Cyclists warned to avoid Baaken oil patch

“The roads are filled with mile after mile of big heavy trucks that make cyclists feel very unsafe.”

The Billings Gazette reports:

Touring bicyclists wanting to retrace the path of explorers Lewis and Clark or pedal through the northern tier of the U.S. are being warned to steer clear of northwest North Dakota because of heavy oil traffic.

Missoula-based Adventure Cycling Association said it’s remapping the popular bike routes due to “alarming reports” about risky riding conditions through North Dakota’s booming oil patch.

New maps are due in May to reflect the change, the biggest such amendment to U.S. routes in the nonprofit’s 39-year history, cartographer Jennifer Milyko said.

Based on reports from scores of cyclists, Milyko said roads through North Dakota’s oil patch are among the most dangerous of the group’s 40,000-mile route network in the U.S…

9 thoughts on “Cyclists warned to avoid Baaken oil patch”

  1. “I’ve never seen a cyclist in the middle of a lane.”
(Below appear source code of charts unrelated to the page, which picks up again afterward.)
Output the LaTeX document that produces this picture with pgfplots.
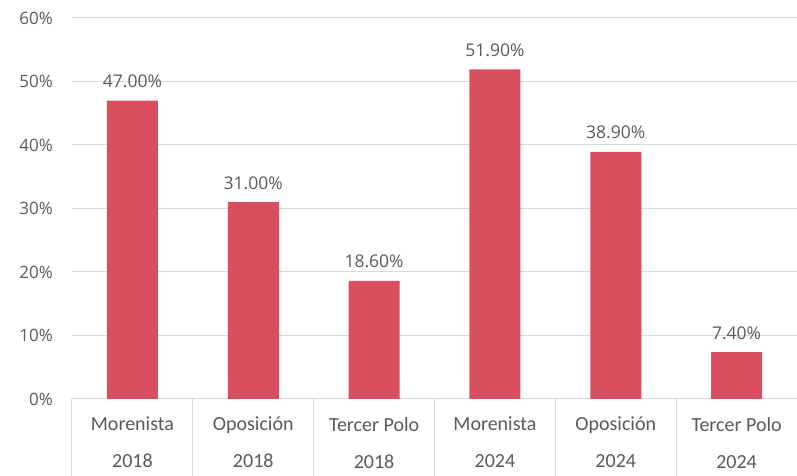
\documentclass[border=0pt]{standalone}
\usepackage{pgfplots}
\pgfplotsset{compat=1.18}
\usepackage{fontspec}
\setmainfont{Open Sans}
\newfontfamily\catfont{Carlito}
\definecolor{barred}{HTML}{D94F5F}
\definecolor{txt}{HTML}{595959}
\definecolor{gridc}{HTML}{D9D9D9}

\begin{document}
\begin{tikzpicture}
\path[use as bounding box] (-72pt,-77pt) rectangle (725pt,399pt);
\begin{axis}[
  at={(0pt,0pt)}, anchor=south west,
  scale only axis,
  width=725pt, height=381pt,
  xmin=-0.5, xmax=5.5,
  ymin=0, ymax=60,
  ytick={0,10,20,30,40,50,60},
  yticklabel={\pgfmathprintnumber{\tick}\%},
  /pgf/number format/assume math mode=true,
  yticklabel style={font=\fontsize{17}{18}\selectfont, text=txt, inner sep=0pt, xshift=-19pt},
  xtick={0,1,2,3,4,5},
  xticklabels={{Morenista\\2018},{Oposición\\2018},{Tercer Polo\\2018},
               {Morenista\\2024},{Oposición\\2024},{Tercer Polo\\2024}},
  xticklabel style={align=center, font=\catfont\fontsize{20}{37}\selectfont, text=txt,
                    anchor=north, inner sep=0pt, yshift=-18pt},
  major tick length=0pt,
  axis line style={draw=none},
  ymajorgrids,
  grid style={gridc, line width=1pt},
  clip=false,
  ybar, bar width=51pt,
  nodes near coords={\pgfmathprintnumber[fixed,fixed zerofill,precision=2]{\pgfplotspointmeta}\%},
  nodes near coords style={font=\fontsize{17.5}{19}\selectfont, text=txt, anchor=base, inner sep=0pt, yshift=13pt},
]
\addplot[fill=barred, draw=none] coordinates {
  (0,47.0) (1,31.0) (2,18.6) (3,51.9) (4,38.9) (5,7.4)
};
\foreach \s in {-0.5,0.5,1.5,2.5,3.5,4.5,5.5} {
  \edef\tmp{\noexpand\draw[gridc, line width=1pt] (axis cs:\s,0) -- ++(0pt,-77pt);}
  \tmp
}
\end{axis}
\end{tikzpicture}
\end{document}
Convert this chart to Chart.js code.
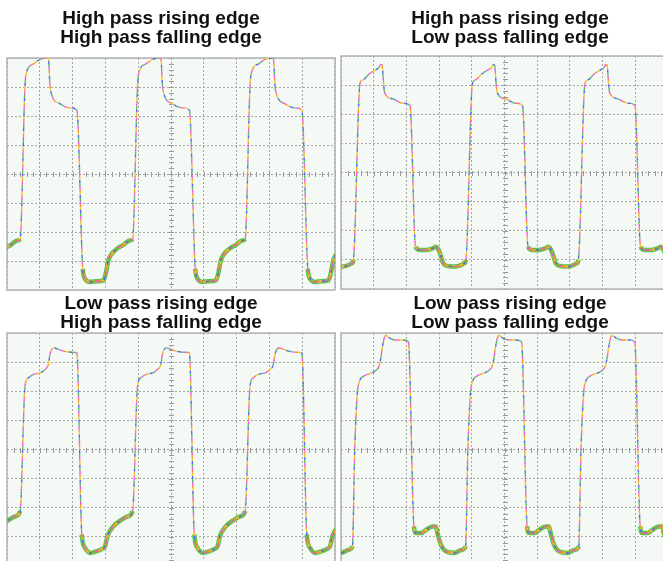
<!DOCTYPE html>
<html>
<head>
<meta charset="utf-8">
<script src="https://cdn.jsdelivr.net/npm/chart.js@4.4.0/dist/chart.umd.min.js"></script>
<style>
  html, body { margin: 0; padding: 0; background: #fff; overflow: hidden; }
  body { width: 663px; height: 561px; position: relative; }
  canvas { position: absolute; }
  .title {
    position: absolute; width: 300px; text-align: center; white-space: nowrap;
    font: bold 19px "Liberation Sans", Arial, sans-serif; line-height: 19px; color: #111;
  }
</style>
</head>
<body>
<canvas id="scope1" width="340" height="295" style="left:0px; top:0px"></canvas>
<canvas id="scope2" width="336" height="295" style="left:336px; top:0px"></canvas>
<canvas id="scope3" width="340" height="275" style="left:0px; top:292px"></canvas>
<canvas id="scope4" width="336" height="275" style="left:336px; top:292px"></canvas>
<div class="title" id="t1" style="left:11px; top:8px"></div>
<div class="title" id="t2" style="left:360px; top:8px"></div>
<div class="title" id="t3" style="left:11px; top:293px"></div>
<div class="title" id="t4" style="left:360px; top:293px"></div>
<script>
// one period of each trace: [time from rising edge (div), level (div)]
const hpRiseHpFall = [
  [0, -2.25], [0.15, 3.06], [0.20, 3.52], [0.41, 3.80], [0.61, 3.95], [0.81, 4.0],
  [0.86, 4.0], [0.91, 3.06], [0.97, 2.71], [1.22, 2.42], [1.52, 2.28], [1.73, 2.20],
  [1.91, -3.27], [1.98, -3.61], [2.13, -3.72], [2.34, -3.70], [2.54, -3.67], [2.62, -3.38],
  [2.69, -2.98], [2.90, -2.63], [3.15, -2.44], [3.35, -2.29],
];
const hpRiseLpFall = [
  [0, -3.0], [0.20, 3.05], [0.29, 3.18], [0.49, 3.39], [0.69, 3.53], [0.78, 3.60],
  [0.84, 3.71], [0.88, 3.67], [0.92, 3.10], [0.95, 2.76], [1.20, 2.53], [1.51, 2.38],
  [1.73, 2.30], [1.90, -2.55], [2.02, -2.66], [2.22, -2.66], [2.43, -2.60], [2.53, -2.55],
  [2.63, -2.72], [2.75, -3.12], [2.89, -3.21], [3.14, -3.23], [3.39, -3.12],
];
const lpRiseHpFall = [
  [0, -2.12], [0.15, 2.18], [0.25, 2.46], [0.41, 2.58], [0.61, 2.63], [0.76, 2.75],
  [0.86, 2.92], [0.91, 3.26], [1.02, 3.49], [1.17, 3.44], [1.32, 3.38], [1.58, 3.34],
  [1.73, 3.32], [1.88, -2.92], [1.98, -3.38], [2.13, -3.55], [2.34, -3.49], [2.49, -3.42],
  [2.59, -3.32], [2.66, -2.98], [2.84, -2.64], [3.10, -2.41], [3.30, -2.29],
];
const lpRiseLpFall = [
  [0, -3.32], [0.07, 0], [0.15, 1.95], [0.20, 2.29], [0.35, 2.52], [0.51, 2.60],
  [0.71, 2.71], [0.81, 2.86], [0.87, 3.15], [0.92, 3.55], [1.02, 3.92], [1.12, 3.84],
  [1.32, 3.76], [1.53, 3.76], [1.71, 3.70], [1.88, -2.64], [1.94, -2.87], [2.09, -2.87],
  [2.24, -2.77], [2.45, -2.64], [2.55, -2.64], [2.60, -2.87], [2.70, -3.26], [2.85, -3.49],
  [3.11, -3.55], [3.36, -3.44],
];

// where each rising edge starts on screen (div)
const starts1 = [-3.03, 0.40, 3.83, 7.26];
const starts2 = [-3.06, 0.38, 3.82, 7.26];
const starts3 = [-3.03, 0.40, 3.83, 7.26];
const starts4 = [-3.11, 0.35, 3.81, 7.27];

const titles = [
  ["High pass rising edge", "High pass falling edge"],
  ["High pass rising edge", "Low pass falling edge"],
  ["Low pass rising edge", "High pass falling edge"],
  ["Low pass rising edge", "Low pass falling edge"],
];

const plotBg = "#f4f9f5";
const gridColor = "#a6a6a6";
const frameColor = "#b4b4b4";
const dashColors = ["#ee55ee", "#4cc84c", "#5663ff", "#e6cc2a", "#ff8a40"];

const scopeFrame = {
  id: "scopeFrame",
  beforeDraw(chart) {
    const { ctx, chartArea: a } = chart;
    ctx.save();
    ctx.fillStyle = plotBg;
    ctx.fillRect(a.left, a.top, a.width, a.height);
    ctx.restore();
  },
  beforeDatasetsDraw(chart) {
    const { ctx, chartArea: a } = chart;
    const xs = chart.scales.x, ys = chart.scales.y;
    const cx = Math.round(xs.getPixelForValue(5)) + 0.5;
    const cy = Math.round(ys.getPixelForValue(0)) + 0.5;
    ctx.save();
    ctx.strokeStyle = "#9a9a9a";
    ctx.lineWidth = 1;
    ctx.beginPath();
    for (let i = 0; i <= 50; i++) {
      const px = Math.round(xs.getPixelForValue(i / 5)) + 0.5;
      ctx.moveTo(px, cy - 2.5); ctx.lineTo(px, cy + 2.5);
    }
    for (let i = 0; i <= 40; i++) {
      const py = Math.round(ys.getPixelForValue(-4 + i / 5)) + 0.5;
      ctx.moveTo(cx - 2.5, py); ctx.lineTo(cx + 2.5, py);
    }
    ctx.stroke();
    ctx.strokeStyle = frameColor;
    ctx.lineWidth = 1.5;
    ctx.strokeRect(a.left, a.top, a.width, a.height);
    ctx.restore();
  },
};

function buildTrace(shape, starts) {
  const pts = [];
  starts.forEach((s) => shape.forEach(([dx, v]) => pts.push({ x: s + dx, y: v })));
  return pts;
}

// thick noise band only on the low, flat parts of the trace
const lowFlat = (on) => (c) => (c.p0.parsed.y < -1.5 && c.p1.parsed.y < -1.5 ? on : "rgba(0,0,0,0)");

function scopeChart(id, shape, starts, padding) {
  const trace = buildTrace(shape, starts);
  const base = { data: trace, pointRadius: 0, fill: false, cubicInterpolationMode: "monotone" };
  const datasets = [
    { ...base, borderWidth: 4.5, borderColor: "#4cc64c", segment: { borderColor: lowFlat("#4cc64c") }, order: 9 },
    { ...base, borderWidth: 2.4, borderColor: "#f6a620", segment: { borderColor: lowFlat("#f6a620") }, order: 8 },
    { ...base, borderWidth: 1, borderColor: "#5a4fd0", segment: { borderColor: lowFlat("#5a4fd0") }, order: 7 },
  ];
  dashColors.forEach((col, i) => {
    datasets.push({ ...base, borderWidth: 1.4, borderColor: col, borderDash: [3, 12], borderDashOffset: i * 3, order: 1 + i });
  });
  const axis = (min, max) => ({
    type: "linear", min, max,
    ticks: { display: false, stepSize: 1 },
    grid: { color: gridColor, lineWidth: 1, drawTicks: false },
    border: { display: false, dash: [2, 2] },
  });
  return new Chart(document.getElementById(id), {
    type: "line",
    data: { datasets },
    options: {
      responsive: false,
      animation: false,
      events: [],
      layout: { padding },
      plugins: { legend: { display: false }, tooltip: { enabled: false }, title: { display: false } },
      scales: { x: axis(0, 10), y: axis(-4, 4) },
    },
    plugins: [scopeFrame],
  });
}

["t1", "t2", "t3", "t4"].forEach((id, i) => {
  document.getElementById(id).innerHTML = titles[i].join("<br>");
});

scopeChart("scope1", hpRiseHpFall, starts1, { left: 7, top: 58, right: 5, bottom: 5 });
scopeChart("scope2", hpRiseLpFall, starts2, { left: 5, top: 56, right: 4, bottom: 6 });
scopeChart("scope3", lpRiseHpFall, starts3, { left: 7, top: 41, right: 5, bottom: 1 });
scopeChart("scope4", lpRiseLpFall, starts4, { left: 5, top: 41, right: 4, bottom: 1 });
</script>
</body>
</html>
    I have many times on a road with many blind curves and hills. Sometimes you almost have to “nudge” their rear tire to get them even to acknowledge there is a car behind them. Honking isn’t enough. Even the marginally polite ones ride up to three feet from the edge of the road making it nearly impossible to pass them without crossing the double line. Many of them appear resentful that you actually want to pass them and go the speed limit.

    I am willing to share the road but not by going 5 mph behind several cyclists riding side by side too busy taking to notice their environment. I say either ride at the speed limit or pay attention to that 2 tons of steel that is coming up on your rear tire and get out of its way!

    The point is that while a cyclist has a right to use the road, the auto driver also has the right to use it. The cyclist does not have the right to hinder the flow of traffic, Ride single file close to the edge of the road and you might stay alive.

  2. The helmets are functional, or we wouldn’t wear them.
    I’ve never seen a cyclist in the middle of a lane.
    Paying taxes has nothing to do with using the roads.

    Your hate is showing.

  3. The cyclists probably suffered severe head trauma before they started wearing those stupid helmets. They tend to ride in the middle of the lane even where blind spots could result in injury. Yet they think they are doing the environment a great service by converting bean power to work. They need to pay taxes to use the highways just like motor vehicles.

  4. bugs on the bumper… bicycles on the bumper… meh
    I’d have to really work hard to ratchet my concern high enough to actually give a darn considering these bicycle bozos are constantly causing near wrecks and jam-ups during rush hour in the city. Let the semis thin the herd. works for me.

  5. I had no idea that bicycle touring in northern North Dakota was so big. Then again, something tells me it would be an enormous waste of money to construct bike lanes across the Dakotas for the 3 or 4 cycists per day each section might see.

    I also didn’t know that the main reason for building those roads was to promote bicycle safety in northern North Dakota. Sounds pretty luxurious and in need of an economic boom to pay for it.

  6. “Both itineraries through North Dakota are now rerouted up to 100 miles south.”

    “Remapping the routes will hurt his business and others such as cafes, stores and campgrounds in cities throughout northern North Dakota, he said.”

    So cyclists won’t get hungry 100 miles further

    I spect the Billings Gazette, a Lee Enterprizes
    fishwrap, just hates the energy development.
    This is just another way for them to gripe
    about it.

  7. I’m sorry, where’s the news? Bicyclists fear getting hit by semis?

    However, I don’t see where this involves junk science either.

    Why don’t they just bike on Route 66? Much more scenic

  8. The Keystone Pipeline is designed to transport crude from the Bakken oil fields. Biker should unite to get the tanker trucks off the highways in N DA.

  9. One of the first rules of the road I learned as a child in Southern California in the 50’s was “Always yield the right-of-way to anything that can kill you.”
    I am elated that SD is going through an oil patch boom.
    I have no sympathy for the complaints of the cyclists who are so emotionally committed to their 19th century technology.